BBC News Mundo - Por que crê que algumas pessoas da esquerda no Ocidente parecem mais dispostas a criticar os EUA e a Otan do que Putin e a Rússia nesta guerra?
Starodubtsev - Devido à sua frustração com os EUA e suas políticas em geral, eles tentam encontrar algo antiamericano para apoiar.
Eles estão como se estivessem presos naquele pensamento tradicional que não tem muito em comum com o esquerdismo e o pensamento socialista, mas com um antiamericanismo flagrante.
Essas pessoas têm sobretudo nostalgia soviética, nostalgia de um mundo bipolar. E eles têm algum ódio contra os povos que se tornaram nações independentes após o colapso da URSS, como Ucrânia, Geórgia, etc.
BBC News Mundo - Você está dizendo que o mais certo para a esquerda é apoiar o povo da Ucrânia e rejeitar as ações da Rússia em vez de culpar os EUA e a Otan?
Starodubtsev - Sim, absolutamente. Condenar a invasão russa e manifestar apoio ao envio de armas para a Ucrânia é o mínimo para todo socialista, cada pessoa de esquerda que acredita na liberdade do povo, que o povo deve ter o direito de decidir seu destino. É o mínimo para qualquer um da esquerda.
BBC News Mundo - E qual sua opinião sobre a ideia de que a Rússia tenta "desnazificar" a Ucrânia, como Vladimir Putin disse para justificar a invasão?
Starodubtsev - É totalmente falso. Na Ucrânia temos um problema com a extrema direita, especialmente nas ruas e um pouco no Exército. Mas eles têm pouca influência na política ucraniana e na vida cotidiana.
Eles têm um papel muito específico, principalmente como bandidos políticos para os oligarcas e algumas empresas. Não mais. Na maioria dos países existe algo assim.
Na Ucrânia existe o batalhão Azov, que faz parte do Exército. E o Exército ucraniano é apolítico, então eles não podem fazer nada: obedecem a ordens estritas.
Quanto a outras organizações, partidos políticos ou neonazistas, eles não têm influência na política ucraniana.
Temos muito menos problemas com a extrema direita do que a União Europeia e especialmente a Rússia, que justifica tudo com aquela ideologia etnonacionalista de unir russos, bielorrussos e ucranianos em um único grupo étnico e que os russos são os mestres dessa união.
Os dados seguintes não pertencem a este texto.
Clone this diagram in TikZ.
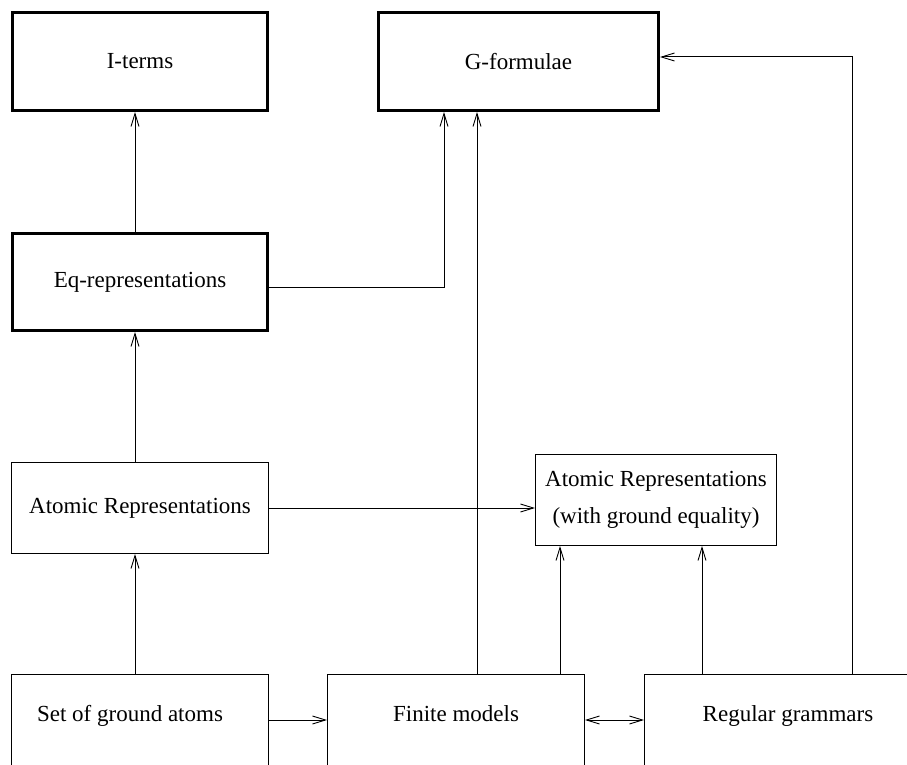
\documentclass[tikz,border=0pt]{standalone}
\usepackage{fontspec}
\setmainfont{Liberation Serif}
\usetikzlibrary{arrows.meta}
\begin{document}
\begin{tikzpicture}[x=1pt,y=-1pt,
  every node/.style={font=\fontsize{23pt}{37pt}\selectfont, inner sep=0pt},
  thickbox/.style={draw, line width=3pt, rectangle},
  thinbox/.style={draw, line width=1pt, rectangle},
  label text/.style={anchor=base},
  conn/.style={line width=1pt},
  arr/.style={conn, -{Straight Barb[length=13pt,width=8pt,line width=0.9pt]}},
  dbl/.style={conn, {Straight Barb[length=13pt,width=8pt,line width=0.9pt]}-{Straight Barb[length=13pt,width=8pt,line width=0.9pt]}}]
\clip (0,0) rectangle (907,765);
\fill[white] (0,0) rectangle (907,765);
% boxes
\node[thickbox, minimum width=255pt, minimum height=98pt] (iterms) at (140,61.5) {I-terms};
\node[thickbox, minimum width=280pt, minimum height=98pt] (gform) at (518.5,61.5) {G-formulae};
\node[thickbox, minimum width=255pt, minimum height=97pt] (eq) at (140,282) {Eq-representations};
\node[thinbox, minimum width=257pt, minimum height=91pt] (areps) at (140,508) {Atomic Representations};
\node[thinbox, minimum width=241pt, minimum height=91pt, align=center] (areq) at (656,500) {Atomic Representations\\(with ground equality)};
\node[thinbox, minimum width=257pt, minimum height=126pt] (set) at (140,737) {};
\node[thinbox, minimum width=257pt, minimum height=126pt] (finite) at (456,737) {};
\node[thinbox, minimum width=315pt, minimum height=126pt] (reg) at (802,737) {};
\node[label text] (settext) at (130,721) {Set of ground atoms};
\node[label text] (finitetext) at (456,721) {Finite models};
\node[label text] (regtext) at (788,721) {Regular grammars};
% coordinates
\coordinate (xa) at (135,0);
\coordinate (xg) at (444,0);
\coordinate (xf1) at (477,0);
\coordinate (xf2) at (560,0);
\coordinate (xr1) at (702,0);
\coordinate (xr2) at (852,0);
\coordinate (yb) at (0,720);
\coordinate (ye) at (0,287);
\coordinate (yg) at (0,57);
% connectors
\draw[arr] (set.north -| xa) -- (areps.south -| xa);
\draw[arr] (areps.north -| xa) -- (eq.south -| xa);
\draw[arr] (eq.north -| xa) -- (iterms.south -| xa);
\draw[arr] (eq.east |- ye) -| (gform.south -| xg);
\draw[arr] (areps.east) -- (areps.east -| areq.west);
\draw[arr] (set.east |- yb) -- (finite.west |- yb);
\draw[dbl] (finite.east |- yb) -- (reg.west |- yb);
\draw[arr] (finite.north -| xf1) -- (gform.south -| xf1);
\draw[arr] (finite.north -| xf2) -- (areq.south -| xf2);
\draw[arr] (reg.north -| xr1) -- (areq.south -| xr1);
\draw[arr] (reg.north -| xr2) |- (gform.east |- yg);
\end{tikzpicture}
\end{document}
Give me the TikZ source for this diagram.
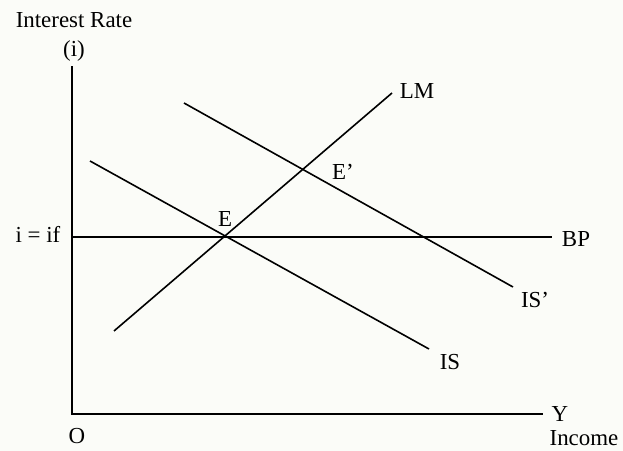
\documentclass[tikz,border=0pt]{standalone}
\usepackage{fontspec}
\setmainfont{Liberation Serif}
\usepackage{tikz}
\usetikzlibrary{calc}
\definecolor{paper}{HTML}{FBFCF8}

\begin{document}
\begin{tikzpicture}[
    x=1bp, y=-1bp,
    axis/.style={line width=1.6bp, color=black, line cap=rect},
    curve/.style={line width=1.6bp, color=black},
    lbl/.style={font=\fontsize{23}{27}\selectfont, anchor=base, inner sep=0pt},
]

% ── Page and margins ─────────────────────────────────────────
\fill[paper] (0,0) rectangle (623,451);
\useasboundingbox (0,0) rectangle (623,451);

% ── Axes ─────────────────────────────────────────────────────
\coordinate (origin) at (72,414);
\coordinate (yTop)   at (72,67);
\coordinate (xEnd)   at (542,414);
\draw[axis] (yTop) -- (origin) -- (xEnd);

\node[lbl] (ylabel)  at (74,28)  {Interest Rate};
\node[lbl] (ysym)    at (74,57)  {(i)};
\node[lbl] (xsym)    at (560,421) {Y};
\node[lbl] (xlabel)  at (584,445) {Income};
\node[lbl] (olabel)  at (77,443) {O};

% ── BP line (i = if) ─────────────────────────────────────────
\coordinate (bpStart) at (72,237);
\coordinate (bpEnd)   at (552,237);
\draw[curve] (bpStart) -- (bpEnd);
\node[lbl] (iflabel) at (38,243)  {i = if};
\node[lbl] (bplabel) at (576,247) {BP};

% ── LM, IS and shifted IS' ───────────────────────────────────
\coordinate (lmStart)  at (114,331);
\coordinate (lmEnd)    at (392,93);
\coordinate (isStart)  at (90,161);
\coordinate (isEnd)    at (429,349);
\coordinate (is2Start) at (184,103);
\coordinate (is2End)   at (513,287);
\draw[curve] (lmStart)  -- (lmEnd);
\draw[curve] (isStart)  -- (isEnd);
\draw[curve] (is2Start) -- (is2End);

\node[lbl] (lmlabel)  at (417,99)  {LM};
\node[lbl] (islabel)  at (450,369) {IS};
\node[lbl] (is2label) at (535,308) {IS’};

% ── Equilibrium points ───────────────────────────────────────
\node[lbl] (elabel)  at (225,227) {E};
\node[lbl] (e2label) at (343,180) {E’};

\end{tikzpicture}
\end{document}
Isso é o mesmo que fascismo.
BBC News Mundo - Sua posição é compartilhada com o resto das organizações de esquerda na Ucrânia? Ou há diferenças dependendo de com quem você fala?
Starodubtsev - Há esquerdistas pró-Rússia na Ucrânia e na Rússia. Mas não acho apropriado chamá-los de esquerdistas. Eles são stalinistas do Partido Comunista da Ucrânia. O mesmo acontece com os partidos proibidos que se dizem esquerdistas, mas na verdade são em sua maioria conservadores de direita e grupos nacionalistas pró-Rússia que apoiam o racismo, o sexismo, o patriarcado, a homofobia e até o antissemitismo.
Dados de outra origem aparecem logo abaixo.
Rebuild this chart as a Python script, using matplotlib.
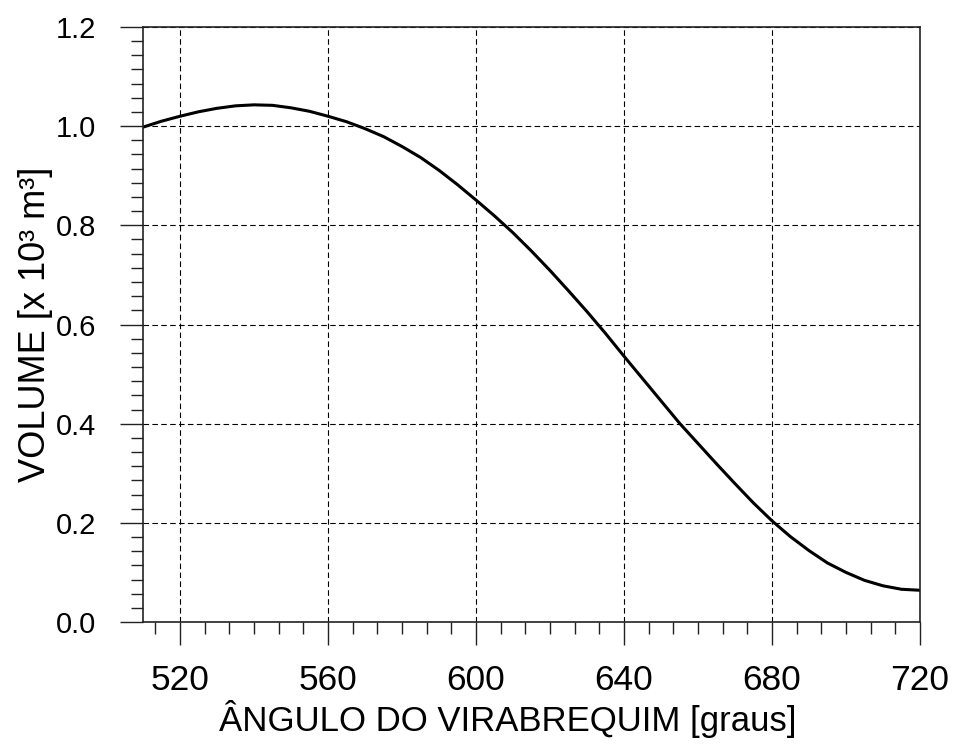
import matplotlib
matplotlib.use("Agg")
import matplotlib.pyplot as plt
from matplotlib.ticker import MultipleLocator, FixedLocator

plt.rcParams['font.family'] = ['Liberation Sans', 'DejaVu Sans']

angle = [510, 515, 520, 525, 530, 535, 540, 545, 550, 555, 560, 565, 570, 575,
         580, 585, 590, 595, 600, 605, 610, 615, 620, 625, 630, 635, 640, 645,
         650, 655, 660, 665, 670, 675, 680, 685, 690, 695, 700, 705, 710, 715,
         720]
volume = [0.998, 1.010, 1.020, 1.029, 1.036, 1.041, 1.043, 1.042, 1.037, 1.030,
          1.020, 1.009, 0.995, 0.979, 0.959, 0.937, 0.911, 0.882, 0.851, 0.819,
          0.785, 0.748, 0.709, 0.668, 0.626, 0.582, 0.536, 0.491, 0.446, 0.401,
          0.360, 0.319, 0.279, 0.240, 0.204, 0.172, 0.144, 0.119, 0.100, 0.084,
          0.073, 0.066, 0.064]

xticks = [520, 560, 600, 640, 680, 720]
yticks = [0.0, 0.2, 0.4, 0.6, 0.8, 1.0, 1.2]
xlabel = "ÂNGULO DO VIRABREQUIM [graus]"
ylabel = "VOLUME [x 10³ m³]"

fig = plt.figure(figsize=(9.54, 7.49), dpi=100)
ax = fig.add_axes([143/954, 1-622/749, (920-143)/954, (622-27)/749])

ax.plot(angle, volume, color='black', lw=2.2)

ax.set_xlim(510, 720)
ax.set_ylim(0, 1.2)
ax.xaxis.set_major_locator(FixedLocator(xticks))
ax.yaxis.set_major_locator(FixedLocator(yticks))
ax.xaxis.set_minor_locator(MultipleLocator(20/3))
ax.yaxis.set_minor_locator(MultipleLocator(0.2/7))
ax.set_yticklabels([f"{v:.1f}" for v in yticks])
ax.set_xticklabels([str(v) for v in xticks])

ax.grid(True, which='major', color='black', lw=0.8, linestyle=(0, (5, 3)))

for s in ax.spines.values():
    s.set_linewidth(1.2)
    s.set_color('#222222')

ax.tick_params(axis='both', which='major', direction='out', length=16.5,
               width=1.0, color='#222222')
ax.tick_params(axis='both', which='minor', direction='out', length=8.6,
               width=1.0, color='#222222')
ax.tick_params(axis='y', which='major', labelsize=21, pad=17)
ax.tick_params(axis='x', which='major', labelsize=25.5, pad=14)
ax.tick_params(top=False, right=False, which='both')

ax.set_xlabel(xlabel, fontsize=25, labelpad=2, x=0.47)
ax.set_ylabel(ylabel, fontsize=26, labelpad=2)

fig.savefig("out.png", dpi=100)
Então esses partidos estão mais unidos à direita do que à esquerda. A única coisa que eles têm em comum com a esquerda é o nome.
A mesma coisa acontece na Rússia: algumas organizações stalinistas. O Partido Comunista da Federação Russa apoia a invasão. Mas entre esquerda independente, aqueles que são progressistas, todos se opõem à invasão russa com uma só voz.
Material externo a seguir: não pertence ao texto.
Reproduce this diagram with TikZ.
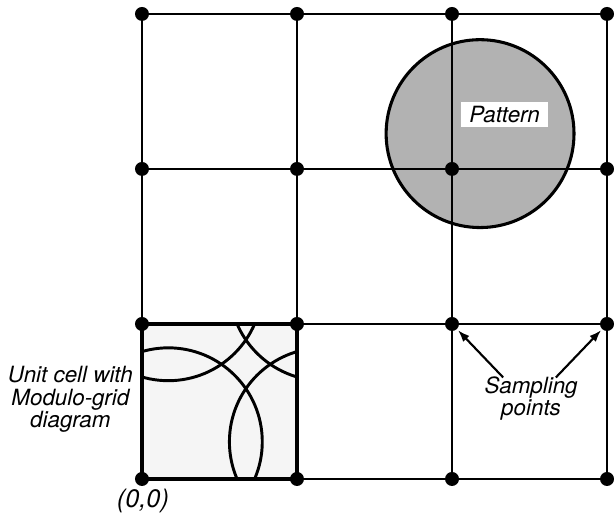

Mesmo os socialistas russos que não têm esses laços com o governo se opõem à invasão russa e apoiam sanções e remessas de armas para a Ucrânia. Mesmo os socialistas russos não cometem o mesmo erro que os socialistas ocidentais: são a favor de armas e sanções.
BBC News Mundo - Governos de esquerda em países latino-americanos como Cuba, Bolívia, Nicarágua e Venezuela são aliados da Rússia e se recusaram a condená-la por invadir a Ucrânia. Qual seria sua mensagem para esses governos?
Starodubtsev - Acredito que a maioria desses governos não são de esquerda, mas autoritários, não democráticos, e estão reprimindo seu próprio povo, especialmente em lugares como Venezuela ou Cuba. Eles também têm seus problemas com a Otan, o bloqueio injustificado de Cuba e uma situação complicada.
Provavelmente não diria nada a esses países ou seus governos, mas a seu povo: eles devem se opor ao imperialismo russo e ao seu governo autoritário se quiserem ajudar a Ucrânia e quiserem levar a democracia ou o progresso social também aos seus países. Porque esses países dependem do imperialismo russo. E são a favor de apoiar a Rússia porque não têm outra escolha.
Portanto, é importante que o povo desses países se oponha ao seu governo e às ligações do seu governo com a Rússia, para promover políticas democráticas e socialistas em seus países.